I went looking for that mythical landscape in South America and I guess I could claim I found it in some small way, along with a lot of other stuff. There's a beauty in places where people live closer to the imperatives of life—something more true of, say, Ecuador or Colombia than Argentina, as it happens. But there's a balancing ugliness and menace too. Threats such as injury, starvation and humiliation are always closer in such spontaneous places. In Latin America there is a certain liberation of spirit which often facilitates romance and drama. But one must remember that drama is more inclined to the tragic, and life in Latin America most certainly is. At its best, it's magical; at its worst, it's stygian. Leaving aside the qualifier "rigid," a place where societal rules and mores don’t limit people’s natural inclinations is pretty much what Hobbes described in Leviathan. And no doubt plenty of Latin American lives are poor, brutish, nasty and short, if not solitary.
When I read this I thought about my experience of the mythical Argentina (including in the real Argentina) and got to thinking. Where would be the best place to live? In such a utopia, if it were made real? No, give me a place that affords a maximum of both liberty and order, resulting in general peace and prosperity—maybe Britain around 1900, or perhaps later in the 20th century.
The British (especially the English) are often criticized for their repressed style and the prosaic quality of their society. But the Britain I have in mind compares favorably to the emotional exoticism of Latin America precisely because it was a society that had conquered its passions. Hobbes lived through the Civil War and saw what the unbound passions of factional and personal enmity could wreak. He once said his ruling emotion was fear. As a consequence, he favored an authoritarian scheme of government. Happily, his countrymen, loving liberty, found a better way.

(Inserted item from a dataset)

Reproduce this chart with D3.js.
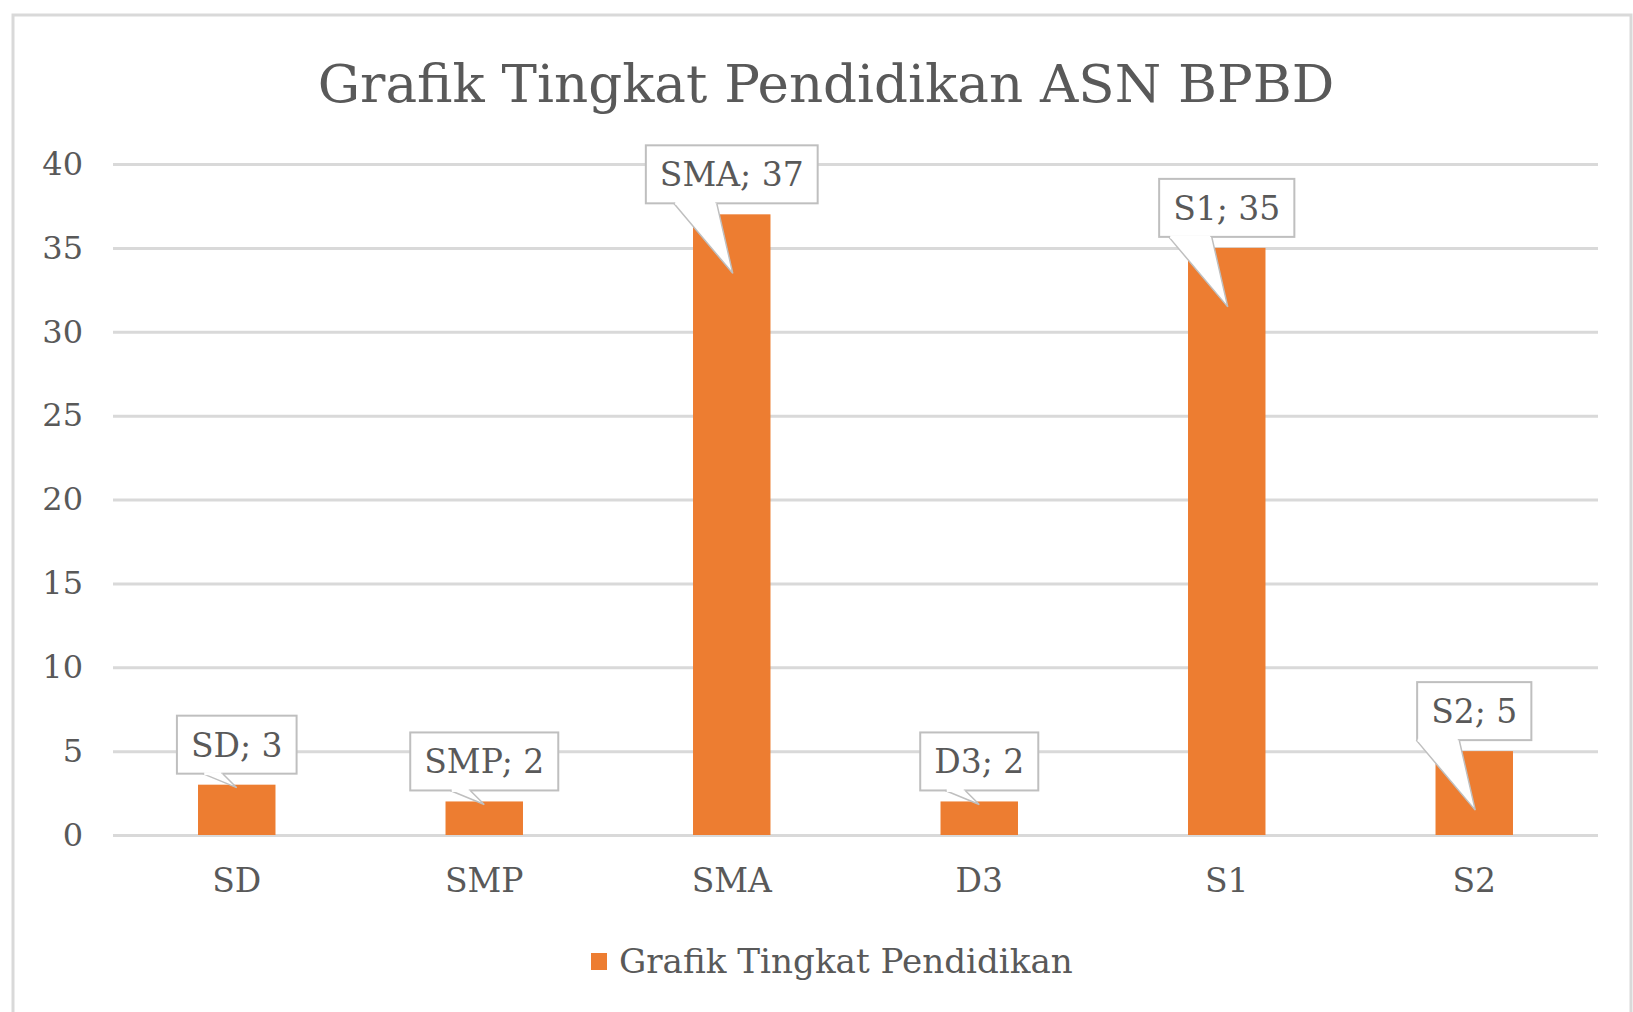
<!DOCTYPE html>
<html>
<head>
<meta charset="utf-8">
<script src="https://cdn.jsdelivr.net/npm/d3@7"></script>
<style>
    html, body { margin: 0; padding: 0; background: #fff; }
    #barChart { width: 1633px; height: 1012px; }
    text { font-family: 'DejaVu Serif', 'Liberation Serif', serif; fill: #595959; }
</style>
</head>
<body>
<div id="barChart"></div>
<script>
const chartTitle = 'Grafik Tingkat Pendidikan ASN BPBD';
const seriesName = 'Grafik Tingkat Pendidikan';
const categories = ['SD', 'SMP', 'SMA', 'D3', 'S1', 'S2'];
const values = [3, 2, 37, 2, 35, 5];
const yTicks = [0, 5, 10, 15, 20, 25, 30, 35, 40];

const site = {};

site.bar = (() => {
    const width = 1633;
    const height = 1012;
    const margin = { top: 164, left: 113, right: 35, bottom: 177 };
    const orange = '#ED7D31';

    // shrink or grow a text so that it spans the wanted width
    const fitText = (sel, size, want) => {
        sel.attr('font-size', size);
        const len = sel.node().getComputedTextLength();
        sel.attr('font-size', size * want / len);
    };

    const createBarChart = () => {
        const svg = d3.select('#barChart')
            .append('svg')
            .attr('width', width)
            .attr('height', height);

        // chart frame
        svg.append('rect')
            .attr('x', 13)
            .attr('y', 15)
            .attr('width', 1618)
            .attr('height', 1010)
            .attr('fill', '#fff')
            .attr('stroke', '#D9D9D9')
            .attr('stroke-width', 3);

        const x = d3.scaleBand()
            .domain(categories)
            .range([margin.left, width - margin.right])
            .paddingInner(0.687)
            .paddingOuter(0.3435);

        const y = d3.scaleLinear()
            .domain([0, 40])
            .range([height - margin.bottom, margin.top]);

        const title = svg.append('text')
            .attr('x', 826)
            .attr('y', 102)
            .attr('text-anchor', 'middle')
            .text(chartTitle);
        fitText(title, 56, 1017);

        // gridlines + y labels
        svg.append('g')
            .attr('transform', `translate(${margin.left},0)`)
            .call(
                d3.axisLeft(y)
                    .tickValues(yTicks)
                    .tickSize(-(width - margin.left - margin.right))
                    .tickPadding(30)
            )
            .call(g => g.select('.domain').remove())
            .call(g => g.selectAll('.tick line')
                .attr('stroke', '#D9D9D9')
                .attr('stroke-width', 3))
            .call(g => g.selectAll('.tick text')
                .attr('font-size', 32)
                .attr('font-family', null)
                .attr('fill', '#595959'));

        // bars
        svg.append('g')
            .attr('fill', orange)
            .selectAll('rect')
            .data(values)
            .join('rect')
            .attr('x', (d, i) => x(categories[i]))
            .attr('y', d => y(d))
            .attr('height', d => y(0) - y(d))
            .attr('width', x.bandwidth());

        // x labels
        svg.append('g')
            .attr('transform', `translate(0, ${y(0)})`)
            .call(
                d3.axisBottom(x)
                    .tickSize(0)
                    .tickPadding(34)
            )
            .call(g => g.select('.domain').remove())
            .call(g => g.selectAll('.tick text')
                .attr('font-size', 33)
                .attr('font-family', null)
                .attr('fill', '#595959'));

        // callout data labels
        const labels = svg.append('g')
            .selectAll('g')
            .data(values)
            .join('g');

        labels.each(function (d, i) {
            const g = d3.select(this);
            const cx = x(categories[i]) + x.bandwidth() / 2;
            const top = y(d);
            const bottom = top - 11;

            const txt = g.append('text')
                .attr('x', cx)
                .attr('y', bottom - 17)
                .attr('text-anchor', 'middle')
                .attr('font-size', 33)
                .text(`${categories[i]}; ${d}`);
            const w = txt.node().getComputedTextLength() + 28;
            const h = 58;

            const tall = y(0) - top > 60;
            const tail = tall
                ? [[cx - 58, bottom], [cx - 15, bottom], [cx + 1, bottom + 70]]
                : [[cx - 34, bottom], [cx - 14, bottom], [cx, top + 3]];

            g.insert('rect', 'text')
                .attr('x', cx - w / 2)
                .attr('y', bottom - h)
                .attr('width', w)
                .attr('height', h)
                .attr('fill', '#fff')
                .attr('stroke', '#BFBFBF')
                .attr('stroke-width', 2);

            g.insert('path', 'text')
                .attr('d', `M${tail[0]}L${tail[2]}L${tail[1]}`)
                .attr('fill', '#fff')
                .attr('stroke', '#BFBFBF')
                .attr('stroke-width', 1.5);

            // hide the box edge under the tail mouth
            g.insert('line', 'text')
                .attr('x1', tail[0][0] + 1.5)
                .attr('x2', tail[1][0] - 1.5)
                .attr('y1', bottom)
                .attr('y2', bottom)
                .attr('stroke', '#fff')
                .attr('stroke-width', 3);
        });

        // legend
        const legend = svg.append('g');
        legend.append('rect')
            .attr('x', 591)
            .attr('y', 953)
            .attr('width', 16)
            .attr('height', 17)
            .attr('fill', orange);
        const legendText = legend.append('text')
            .attr('x', 619)
            .attr('y', 973)
            .text(seriesName);
        fitText(legendText, 31, 454);
    };

    const init = () => {
        document.getElementById('barChart').innerHTML = '';
        createBarChart();
    };

    return {
        init
    };
})();

site.bar.init();
</script>
</body>
</html>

Individuals and whole societies can be pathologically inhibited, but the capacity for repressing one's impulses is what makes people free and civilized. An uninhibited life is a struggle with one's neighbors in which the strongest or most cunning and ruthless wins. It is, perhaps paradoxically, also a life without any internal moral drama. The indulgence of appetite is the exercise of our lower capabilities at the expense of higher achievement. The most civilized places are those whose inhabitants have achieved a high-degree of self-inhibition. Places where the inhabitants are less self-controlled are chaotic, hazardous and unprosperous, and they are likely to be made manageable by external forces of repression or not at all.
If the mythical Argentina is a place where you can unbutton your collar, leave behind your forced courtesies and circumscribed views, fantastic. In the real Argentina you get blithe corruption, assassinated journalists who took their freedom a little too seriously and someone like Perón or Galtieri in charge.
Posted by: Idler | March 16, 2006 at 07:22 AM
Idler, that's a terrific comment. It's so much more profound than my original post, I feel like the post and the comment should shift places.
You make some great points. I don't want an "Argentina" where anything goes. Like you said, that's chaotic anarchy. I'm more attracted to how you put it: "a place where you can unbutton your collar, leave behind your forced courtesies and circumscribed views."
In the movie, John J. apparently never "gets it on" with Manuela. The invitation is there, but not accepted or acted upon. Balanced. An opening up to possibility without the necessity of making it reality.
That's tango, from the admittedly very limited perspective of my four lessons so far.